(IslamToday ID) – Media lokal China melaporkan Negara Tirai Bambu memperluas cakupan isi RUU Keamanan Nasional di Hong Kong dengan memasukkan organisasi dan individu yang dianggap berbahaya.
RTHK dan South China Morning Post pada Rabu (27/5/2020) menyatakan bukan hanya perilaku atau tindakan yang membahayakan keamanan nasional saja yang diatur, namun juga kegiatan dari organisasi hingga individu.
Alhasil, banyak pihak semakin mengecam dan merasa RUU tersebut hanya sebuah langkah untuk memperburuk kebebasan berpendapat di Hong Kong. RUU yang tengah menjadi kontroversi tersebut kini sedang direvisi.
Padahal sebelumnya, kelompok hak asasi internasional hingga negara-negara Barat telah mengkritik dengan tegas RUU tersebut dengan menggambarkannya sebagai “lonceng kematian” untuk otonomi Hong Kong.
“Pengacara China yang telah menangani kasus-kasus keamanan nasional di masa lalu mengatakan perubahan ini dapat membawa tidak hanya individu, tetapi juga organisasi di bawah ruang lingkup hukum,” lapor RTHK dan South China Morning Post.
Dalam RUU Keamanan Nasional, agen keamanan China bisa membuka cabang di Hong Kong yang bertujuan untuk menargetkan tindakan separatisme, subversi, terorisme, dan campur tangan asing. RUU yang rencananya akan disahkan pada bulan depan tersebut telah memicu protes besar-besaran di Hong Kong sejak tahun lalu.
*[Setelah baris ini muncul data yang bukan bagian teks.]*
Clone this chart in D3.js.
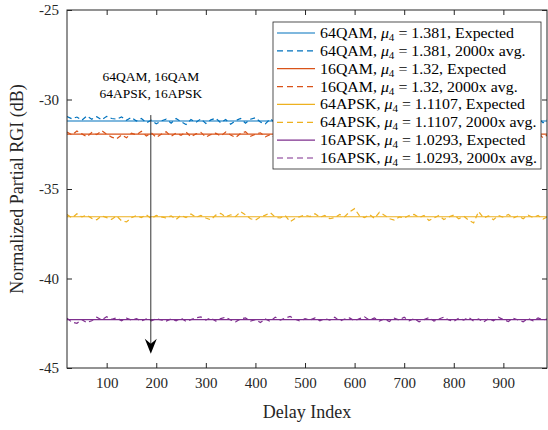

Sementara itu, kondisi di Hong Kong kian panas menyusul munculnya RUU Keamanan Nasional tersebut. Ratusan polisi antihuru-hara dikerahkan di sekitar gedung parlemen saat demonstran akan menggelar aksi menentang RUU tersebut.
Usulan UU keamanan nasional baru memicu unjuk rasa besar pertama di Hong Kong sejak tahun lalu. Aksi protes menjadi ancaman terbesar kota itu sejak pengembalian Hong Kong ke China oleh Inggris pada 1997.
Para aktivis menilai RUU Keamanan Nasional dapat mengakhiri otonomi di kota paling bebas di China itu. Saat ini Hong Kong masih dijamin dengan kebijakan satu negara dua sistem.
Para diplomat, lembaga dagang dan investor juga membunyikan alarm. Ribuan demonstran bentrok dengan polisi pada Minggu (24/5/2020) dalam protes besar pertama sejak tahun lalu.
Saat menuju stasiun metro dekat gedung Dewan Legislatif (Legco), Kevin (23) khawatir dengan meningkatnya pengaruh Beijing di Hong Kong.
“Ide satu negara, dua sistem hancur. China menyatakan akan bersikeras pada kesepakatan itu, tapi itu bukan masalahnya,” ujar Kevin yang akan mengikuti unjuk rasa.
Aparat telah memasang dinding buatan setinggi 2 meter, penghalang plastik warna biru dan putih yang diisi dengan air mengeliling Legco. Pada tengah malam, polisi berada di taman terdekat, dengan pasukan ditempatkan di luar Legco dan gedung kantor pemerintah pusat. (wip)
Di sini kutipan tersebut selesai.